Większość osób ewakuowanych podczas pożaru jednej z łódzkich kamienic wróciło do swoich mieszkań. Przyczyną pojawienia się ognia na poddaszu budynku była prawdopodobnie nieszczelność przewodów kominowych. Na szczęście nikomu nic się nie stało, ale poddasze prawie doszczętnie spłonęło.
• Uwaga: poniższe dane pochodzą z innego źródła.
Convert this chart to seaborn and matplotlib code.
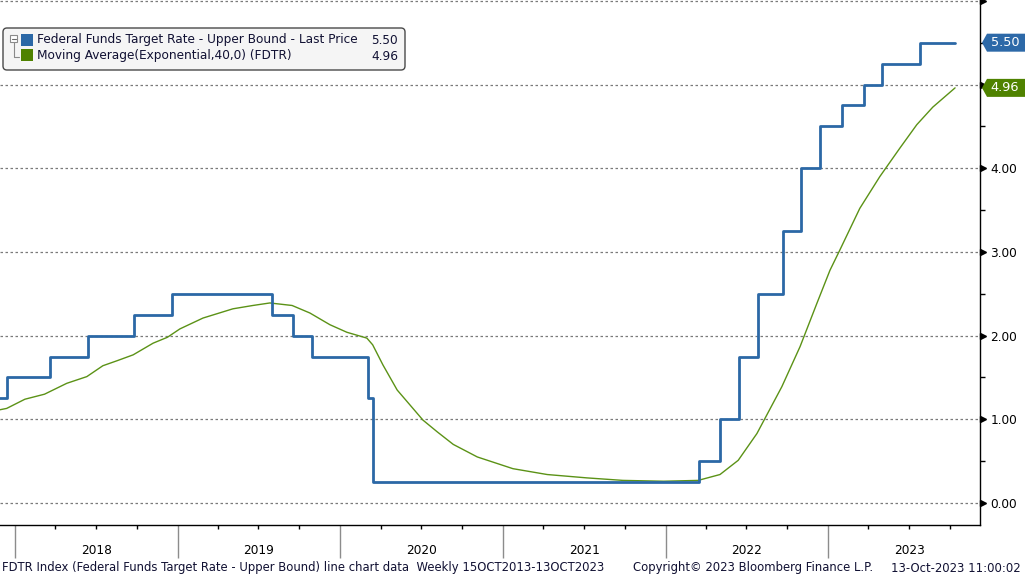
import pandas as pd
import matplotlib.pyplot as plt
import matplotlib.dates as mdates
import matplotlib.transforms as mtransforms
from matplotlib.patches import FancyBboxPatch, Rectangle, Polygon
from matplotlib.lines import Line2D
from matplotlib.ticker import MultipleLocator, FuncFormatter, NullFormatter
import seaborn as sns

# Fed funds upper bound: change dates and level after each change
RATE_DATES = ['2017-11-24', '2017-12-13', '2018-03-21', '2018-06-13', '2018-09-26',
              '2018-12-19', '2019-07-31', '2019-09-18', '2019-10-30', '2020-03-03',
              '2020-03-15', '2022-03-16', '2022-05-04', '2022-06-15', '2022-07-27',
              '2022-09-21', '2022-11-02', '2022-12-14', '2023-02-01', '2023-03-22',
              '2023-05-03', '2023-07-26', '2023-10-13']
RATE_VALUES = [1.25, 1.50, 1.75, 2.00, 2.25,
               2.50, 2.25, 2.00, 1.75, 1.25,
               0.25, 0.50, 1.00, 1.75, 2.50,
               3.25, 4.00, 4.50, 4.75, 5.00,
               5.25, 5.50, 5.50]

# 40-week EMA
EMA_DATES = ['2017-11-24', '2017-12-13', '2018-01-23', '2018-03-08', '2018-04-27',
             '2018-06-11', '2018-07-17', '2018-08-18', '2018-09-23', '2018-11-07',
             '2018-12-09', '2019-01-06', '2019-02-27', '2019-05-05', '2019-06-19',
             '2019-07-27', '2019-09-15', '2019-10-25', '2019-12-09', '2020-01-16',
             '2020-03-01', '2020-03-14', '2020-04-06', '2020-05-08', '2020-06-06',
             '2020-07-05', '2020-08-06', '2020-09-11', '2020-11-04', '2021-01-23',
             '2021-04-10', '2021-07-08', '2021-09-27', '2021-12-27', '2022-03-15',
             '2022-05-03', '2022-06-13', '2022-07-25', '2022-09-19', '2022-10-30',
             '2022-12-07', '2023-01-05', '2023-01-27', '2023-03-13', '2023-04-27',
             '2023-06-11', '2023-07-19', '2023-08-24', '2023-10-13']
EMA_VALUES = [1.11, 1.13, 1.24, 1.30, 1.43,
              1.51, 1.64, 1.70, 1.77, 1.91,
              1.98, 2.08, 2.21, 2.32, 2.36,
              2.39, 2.36, 2.27, 2.13, 2.04,
              1.97, 1.89, 1.65, 1.35, 1.17,
              0.99, 0.85, 0.70, 0.55, 0.41,
              0.34, 0.30, 0.27, 0.26, 0.27,
              0.34, 0.51, 0.83, 1.39, 1.87,
              2.39, 2.78, 3.02, 3.52, 3.90,
              4.24, 4.52, 4.73, 4.96]

YEARS = [2018, 2019, 2020, 2021, 2022, 2023]
RATE_LABEL = "Federal Funds Target Rate - Upper Bound - Last Price"
EMA_LABEL = "Moving Average(Exponential,40,0) (FDTR)"
FOOTER_LEFT = "FDTR Index (Federal Funds Target Rate - Upper Bound) line chart data  Weekly 15OCT2013-13OCT2023"
FOOTER_MID = "Copyright\u00a9 2023 Bloomberg Finance L.P."
FOOTER_RIGHT = "13-Oct-2023 11:00:02"

BLUE = '#2b68a6'
GREEN = '#5b9216'
BLUE_BOX = '#2d69a8'
GREEN_BOX = '#4f8200'
FS = 8.7
FS_FOOT = 8.4

sns.set_theme(style="white")
plt.rcParams['font.family'] = ['DejaVu Sans']

W, H = 1025, 577
fig = plt.figure(figsize=(W / 100, H / 100), dpi=100)
fig.patch.set_facecolor('white')
ax = fig.add_axes([0, 52 / H, 980 / W, 525 / H])
ax.set_facecolor('white')

rate = pd.DataFrame({'date': pd.to_datetime(RATE_DATES), 'value': RATE_VALUES})
ema = pd.DataFrame({'date': pd.to_datetime(EMA_DATES), 'value': EMA_VALUES})

sns.lineplot(data=ema, x='date', y='value', color=GREEN, linewidth=1.0, ax=ax, zorder=2)
sns.lineplot(data=rate, x='date', y='value', color=BLUE, linewidth=2.0,
             drawstyle='steps-post', ax=ax, zorder=3)

ax.set_xlim(pd.Timestamp('2017-11-28'), pd.Timestamp('2023-12-08'))
ax.set_ylim(-0.263, 6.01)
ax.set_xlabel('')
ax.set_ylabel('')

for side in ['left', 'top']:
    ax.spines[side].set_visible(False)
for side in ['right', 'bottom']:
    ax.spines[side].set_color('black')
    ax.spines[side].set_linewidth(1)

# y axis on the right (5.00 label sits under the EMA tag, 6.00 is cut off)
ax.yaxis.tick_right()
ax.set_yticks(range(7))
ax.yaxis.set_major_formatter(FuncFormatter(lambda v, p: '' if v > 4.5 else f'{v:.2f}'))
ax.yaxis.set_minor_locator(MultipleLocator(0.5))
ax.tick_params(axis='y', which='both', right=True, left=False)
ax.tick_params(axis='y', which='major', length=0, pad=7.5, labelsize=FS, labelcolor='black')
ax.tick_params(axis='y', which='minor', length=3.5, width=1, color='black', direction='out')
tri = mtransforms.blended_transform_factory(ax.transAxes, ax.transData) + \
    mtransforms.ScaledTranslation(2.5 / 72, 0, fig.dpi_scale_trans)
ax.plot([1.0] * 7, range(7), transform=tri, marker='>', ms=5, color='black',
        ls='none', clip_on=False, zorder=5)
ax.yaxis.grid(True, which='major', linestyle=(0, (2, 2)), color='#7a7a7a', linewidth=0.9)
ax.xaxis.grid(False)

# x axis: year boundaries + quarters
ax.xaxis.set_major_locator(mdates.YearLocator())
ax.xaxis.set_minor_locator(mdates.MonthLocator(bymonth=[4, 7, 10]))
ax.xaxis.set_major_formatter(NullFormatter())
ax.xaxis.set_minor_formatter(NullFormatter())
ax.tick_params(axis='x', which='both', bottom=True, top=False)
ax.tick_params(axis='x', which='major', length=24, width=1, color='#8c8c8c', direction='out')
ax.tick_params(axis='x', which='minor', length=3, width=1, color='black', direction='out')
ytr = mtransforms.blended_transform_factory(ax.transData, fig.transFigure)
for yr in YEARS:
    ax.text(pd.Timestamp(f'{yr}-07-02'), (H - 550) / H, str(yr), transform=ytr,
            ha='center', va='center', fontsize=FS, color='black')

# legend box (pixel coordinates)
ident = mtransforms.IdentityTransform()
fig.add_artist(FancyBboxPatch((3, H - 70), 402, 42, boxstyle='round,pad=0,rounding_size=4',
                              fc='#f5f5f5', ec='#4a4a4a', lw=1, transform=ident, zorder=6))
fig.add_artist(Rectangle((10, H - 42), 7, 7, fc='white', ec='#8a8a8a', lw=0.8, transform=ident, zorder=7))
fig.add_artist(Line2D([11.5, 15.5], [H - 38.5, H - 38.5], color='#6a6a6a', lw=0.8, transform=ident, zorder=7))
fig.add_artist(Line2D([13.5, 13.5, 19], [H - 42, H - 57, H - 57], color='#8a8a8a', lw=0.8,
                      transform=ident, zorder=7))
fig.add_artist(Rectangle((21, H - 46), 12, 12, fc=BLUE, ec='none', transform=ident, zorder=7))
fig.add_artist(Rectangle((21, H - 61), 12, 12, fc=GREEN_BOX, ec='none', transform=ident, zorder=7))
fig.text(37, H - 40, RATE_LABEL, transform=ident, va='center', ha='left', fontsize=FS, color='#111133', zorder=8)
fig.text(37, H - 56, EMA_LABEL, transform=ident, va='center', ha='left', fontsize=FS, color='#111133', zorder=8)
fig.text(398, H - 40, f'{RATE_VALUES[-1]:.2f}', transform=ident, va='center', ha='right', fontsize=FS,
         color='#111133', zorder=8)
fig.text(398, H - 56, f'{EMA_VALUES[-1]:.2f}', transform=ident, va='center', ha='right', fontsize=FS,
         color='#111133', zorder=8)

# last value tags on the right axis
for val, col in [(RATE_VALUES[-1], BLUE_BOX), (EMA_VALUES[-1], GREEN_BOX)]:
    yd = ax.transData.transform((0, val))[1]
    hh = 9
    fig.add_artist(Polygon([(982, yd), (987, yd + hh), (W + 2, yd + hh), (W + 2, yd - hh), (987, yd - hh)],
                           closed=True, fc=col, ec='none', transform=ident, zorder=6))
    fig.text(1005, yd, f'{val:.2f}', transform=ident, ha='center', va='center', fontsize=FS + 0.6,
             color='white', zorder=8)

# footer
fig.text(2, H - 568, FOOTER_LEFT, transform=ident, ha='left', va='center', fontsize=FS_FOOT, color='#111133')
fig.text(633, H - 568, FOOTER_MID, transform=ident, ha='left', va='center', fontsize=FS_FOOT, color='#111133')
fig.text(1021, H - 568, FOOTER_RIGHT, transform=ident, ha='right', va='center', fontsize=FS_FOOT,
         color='#111133')

fig.savefig('out.png', dpi=100, facecolor='white')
Z blisko 80 ewakuowanych osób 8 główny inżynier miasta zapewnił już miejsce w hotelu. Strażacy uznali mieszkania dwóch rodzin za nienadające się do użytku. Reszta może czuć się w swym lokum bezpiecznie. „Zabezpieczymy miejsce do tego stopnia, że nie będzie już nic lokatorom groziło” – zapewnił Piotr Jóźwiak rzecznik łódzkiej straży. Przyczyną pożaru były prawdopodobnie nieszczelne przewody kominowe. Przewody te posiadają liczne dziury.

Tymczasem mieszkańcy kamienicy dzisiejszy wieczór zapamiętają na długo. "Siedzieliśmy w domu, nagle wszedł strażak i kazał nam natychmiast opuścić mieszkanie z powodu pożaru. Wzięliśmy kurtki pod pachy i uciekliśmy" - powiedziała jedna z mieszkanek łódzkiej kamienicy. Na szczęście w wyniku pożaru nikt z mieszkańców pechowego budynku nie odniósł obrażeń.